Former NASCAR driver Bill Lester, one of only seven Black drivers to race in NASCAR's top-tier cup series, wanted the Confederate flag gone when he raced more than a decade ago, but the time wasn't right, he says.

"There was no way that I could affect change during the time that I was racing," Lester says. "This is a different day."

Bubba Wallace, currently the only Black driver in stock car racing's top circuit, called for NASCAR to ban the display of Confederate flags at its races on June 8. Two days later, NASCAR did just that. It's a move that Wallace called "a long time coming."

And it's a step that Lester never thought he would ever see. He says he told plenty of people he was uncomfortable with the Confederate flag during his time racing, but his words "fell on deaf ears."

"The country was not ready to listen at that time," Lester said in an interview with NPR's Morning Edition. "Due to the unfortunate circumstances of George Floyd, Ahmaud Arbery, Breonna Taylor — it has caused a Black Lives Matter movement, and it has caught the attention of everybody.
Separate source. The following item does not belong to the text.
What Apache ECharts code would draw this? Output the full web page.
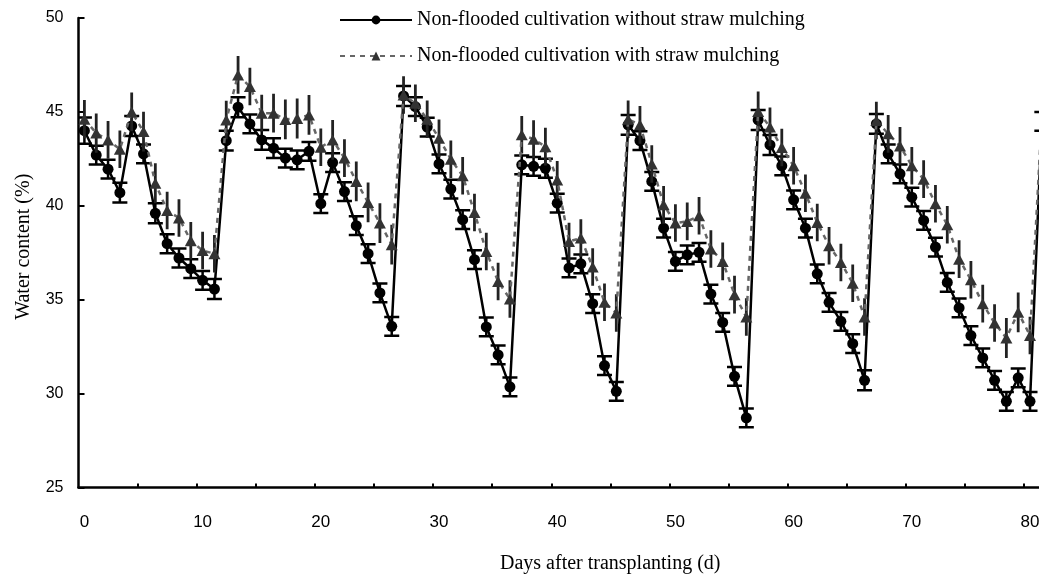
<!DOCTYPE html>
<html>
<head>
<meta charset="utf-8">
<script src="https://cdn.jsdelivr.net/npm/echarts@6/dist/echarts.min.js"></script>
<style>
  html, body { margin: 0; padding: 0; background: #fff; }
  #main { width: 1039px; height: 576px; }
</style>
</head>
<body>
<div id="main"></div>
<script>
// days after transplanting
var days = [
  0, 1, 2, 3, 4, 5, 6, 7, 8, 9, 10, 11, 12, 13, 14, 15, 16, 17, 18, 19,
  20, 21, 22, 23, 24, 25, 26, 27, 28, 29, 30, 31, 32, 33, 34, 35, 36, 37, 38, 39,
  40, 41, 42, 43, 44, 45, 46, 47, 48, 49, 50, 51, 52, 53, 54, 55, 56, 57, 58, 59,
  60, 61, 62, 63, 64, 65, 66, 67, 68, 69, 70, 71, 72, 73, 74, 75, 76, 77, 78, 79,
  80, 81
]

// without straw mulching (circles)
var noMulch = [
  44.0, 42.7, 41.95, 40.7, 44.25, 42.77, 39.6, 37.98, 37.22, 36.65,
  36.03, 35.57, 43.47, 45.25, 44.36, 43.51, 43.07, 42.54, 42.45, 42.9,
  40.11, 42.3, 40.76, 38.94, 37.45, 35.36, 33.58, 45.85, 45.28, 44.19,
  42.23, 40.89, 39.26, 37.13, 33.55, 32.06, 30.36, 42.18, 42.1, 42.0,
  40.14, 36.69, 36.91, 34.79, 31.49, 30.12, 44.31, 43.47, 41.3, 38.81,
  37.04, 37.39, 37.52, 35.3, 33.79, 30.92, 28.71, 44.57, 43.24, 42.13,
  40.32, 38.81, 36.38, 34.86, 33.85, 32.66, 30.71, 44.36, 42.77, 41.7,
  40.46, 39.22, 37.8, 35.92, 34.56, 33.09, 31.9, 30.71, 29.59, 30.84,
  29.59, 44.5
]
var noMulchErr = [
  0.7, 0.5, 0.5, 0.53, 0.53, 0.5, 0.53, 0.5, 0.5, 0.5,
  0.5, 0.53, 0.53, 0.53, 0.5, 0.53, 0.53, 0.5, 0.5, 0.5,
  0.5, 0.5, 0.5, 0.5, 0.5, 0.5, 0.5, 0.53, 0.5, 0.5,
  0.5, 0.5, 0.5, 0.5, 0.5, 0.5, 0.5, 0.5, 0.5, 0.5,
  0.5, 0.5, 0.5, 0.5, 0.5, 0.5, 0.53, 0.5, 0.5, 0.5,
  0.5, 0.5, 0.5, 0.5, 0.5, 0.5, 0.5, 0.53, 0.53, 0.5,
  0.5, 0.5, 0.5, 0.5, 0.5, 0.5, 0.53, 0.53, 0.5, 0.5,
  0.5, 0.5, 0.5, 0.5, 0.5, 0.5, 0.5, 0.5, 0.5, 0.5,
  0.5, 0.5
]

// with straw mulching (triangles)
var mulch = [
  44.61, 43.87, 43.51, 43.01, 45.0, 43.95, 41.2, 39.75, 39.35, 38.14,
  37.62, 37.45, 44.57, 46.97, 46.35, 44.93, 44.93, 44.6, 44.65, 44.84,
  43.12, 43.51, 42.54, 41.3, 40.18, 39.08, 37.93, 45.9, 45.46, 44.61,
  43.6, 42.48, 41.6, 39.64, 37.57, 35.97, 35.04, 43.78, 43.55, 43.15,
  41.38, 38.1, 38.28, 36.74, 34.86, 34.29, 44.61, 44.31, 42.23, 40.05,
  39.08, 39.17, 39.47, 37.7, 37.04, 35.27, 34.08, 45.02, 44.2, 43.1,
  42.13, 40.67, 39.11, 37.87, 36.98, 35.88, 34.08, 44.54, 43.83, 43.19,
  42.13, 41.42, 40.11, 38.99, 37.16, 36.06, 34.79, 33.76, 32.96, 34.33,
  33.09, 44.8
]
var mulchErr = [
  1.03, 1.05, 1.0, 1.0, 1.03, 1.06, 1.06, 1.0, 1.0, 1.0,
  1.0, 1.0, 1.03, 1.0, 1.0, 0.98, 1.03, 1.06, 1.06, 1.06,
  1.0, 1.06, 1.0, 1.06, 1.06, 1.06, 1.06, 1.0, 1.0, 1.0,
  1.0, 1.0, 1.0, 1.0, 1.0, 1.0, 1.0, 1.0, 1.0, 1.0,
  1.0, 1.0, 1.0, 1.0, 1.0, 1.0, 1.0, 1.0, 1.0, 1.0,
  1.0, 1.0, 1.0, 1.0, 1.0, 1.0, 1.0, 1.06, 1.03, 1.0,
  1.0, 1.0, 1.0, 1.0, 1.0, 1.0, 1.0, 1.0, 1.0, 1.0,
  1.0, 1.0, 1.0, 1.0, 1.0, 1.0, 1.0, 1.0, 1.06, 1.06,
  1.0, 1.0
]

// axis ticks: marks sit between days (every 5), labels on days (every 10)
var xTickValues = [4.5, 9.5, 14.5, 19.5, 24.5, 29.5, 34.5, 39.5, 44.5, 49.5, 54.5, 59.5, 64.5, 69.5, 74.5, 79.5]
var xLabelValues = [0, 10, 20, 30, 40, 50, 60, 70, 80]
var yTicks = [25, 30, 35, 40, 45, 50]

var sansFont = '"Liberation Sans", Arial, sans-serif'
var serifFont = '"Liberation Serif", "Times New Roman", serif'

function pairs (vals) {
  return vals.map(function (v, i) { return [days[i], v] })
}

function errRange (vals, errs) {
  return vals.map(function (v, i) { return [days[i], v - errs[i], v + errs[i]] })
}

// error bar with caps (circles)
function capBar (params, api) {
  var lo = api.coord([api.value(0), api.value(1)])
  var hi = api.coord([api.value(0), api.value(2)])
  var w = 7.5
  var st = { stroke: '#000', lineWidth: 2.5 }
  return {
    type: 'group',
    children: [
      { type: 'line', shape: { x1: lo[0], y1: lo[1], x2: hi[0], y2: hi[1] }, style: st },
      { type: 'line', shape: { x1: lo[0] - w, y1: lo[1], x2: lo[0] + w, y2: lo[1] }, style: st },
      { type: 'line', shape: { x1: hi[0] - w, y1: hi[1], x2: hi[0] + w, y2: hi[1] }, style: st }
    ]
  }
}

// plain error bar (triangles)
function plainBar (params, api) {
  var lo = api.coord([api.value(0), api.value(1)])
  var hi = api.coord([api.value(0), api.value(2)])
  return {
    type: 'line',
    shape: { x1: lo[0], y1: lo[1], x2: hi[0], y2: hi[1] },
    style: { stroke: '#222', lineWidth: 2.8 }
  }
}

var chart = echarts.init(document.getElementById('main'))

var option = {
  animation: false,
  backgroundColor: '#fff',
  grid: { left: 78.5, top: 18, right: 0, bottom: 88.5, containLabel: false, outerBoundsMode: 'none' },
  legend: {
    orient: 'vertical',
    left: 339,
    top: 10,
    padding: 0,
    itemWidth: 72,
    itemHeight: 11,
    itemGap: 16,
    textStyle: { fontFamily: serifFont, fontSize: 20, color: '#000' },
    data: ['Non-flooded cultivation without straw mulching', 'Non-flooded cultivation with straw mulching']
  },
  xAxis: {
    type: 'value',
    min: -0.5,
    max: 80.76,
    name: 'Days after transplanting (d)',
    nameLocation: 'middle',
    nameGap: 66,
    nameTextStyle: { fontFamily: serifFont, fontSize: 20, color: '#000', padding: [0, 0, 0, 103] },
    axisLine: { onZero: false, lineStyle: { color: '#000', width: 2.5 } },
    axisTick: { show: true, inside: true, length: 4, customValues: xTickValues, lineStyle: { color: '#000', width: 2 } },
    axisLabel: { customValues: xLabelValues, margin: 26, fontFamily: sansFont, fontSize: 17, color: '#000' },
    splitLine: { show: false }
  },
  yAxis: {
    type: 'value',
    min: yTicks[0],
    max: yTicks[yTicks.length - 1],
    interval: 5,
    name: 'Water content (%)',
    nameLocation: 'middle',
    nameGap: 45,
    nameTextStyle: { fontFamily: serifFont, fontSize: 20, color: '#000', padding: [0, 0, 0, 12] },
    axisLine: { show: true, onZero: false, lineStyle: { color: '#000', width: 2.5 } },
    axisTick: { show: true, inside: true, length: 6, lineStyle: { color: '#000', width: 2 } },
    axisLabel: { margin: 15, fontFamily: sansFont, fontSize: 16, color: '#000' },
    splitLine: { show: false }
  },
  series: [
    {
      name: 'errNoMulch',
      type: 'custom',
      renderItem: capBar,
      clip: true,
      data: errRange(noMulch, noMulchErr),
      z: 2
    },
    {
      name: 'Non-flooded cultivation without straw mulching',
      type: 'line',
      data: pairs(noMulch),
      symbol: 'circle',
      symbolSize: 11,
      showAllSymbol: true,
      itemStyle: { color: '#000' },
      lineStyle: { color: '#000', width: 2.5 },
      z: 3
    },
    {
      name: 'errMulch',
      type: 'custom',
      renderItem: plainBar,
      clip: true,
      data: errRange(mulch, mulchErr),
      z: 4
    },
    {
      name: 'Non-flooded cultivation with straw mulching',
      type: 'line',
      data: pairs(mulch),
      symbol: 'triangle',
      symbolSize: [12, 11],
      showAllSymbol: true,
      itemStyle: { color: '#333' },
      lineStyle: { color: '#666', width: 2.5, type: [5, 5] },
      z: 5
    }
  ]
}

chart.setOption(option)
</script>
</body>
</html>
And so Bubba is very fortunate that he has a platform being out there on the circuit right now that he can affect change."

Lester, who came to NASCAR after working in tech in California, says he was an "oddball" in the sport and had to do his best to understand his teammates — including their affection for the Confederate flag.

"I looked at it as that was just their culture. That's how they grew up," Lester says. "I didn't look at it as it being overt racism towards me, and I was in no way, shape or form in a position to effect any sort of change with regards to that. Because I'm a very small fish in a very big pond when it comes to Black drivers in NASCAR. So I had to basically just swallow it, accept it. But I felt that as long as they weren't waving that flag in front of my face or using any derogatory terms towards me, we were gonna be OK."

Lester's comments come just days after a noose was found inside Wallace's garage at Talladega Superspeedway in Alabama. On Tuesday, the FBI said Wallace was not the target of a hate crime, since the rope had been in the stall since at least October.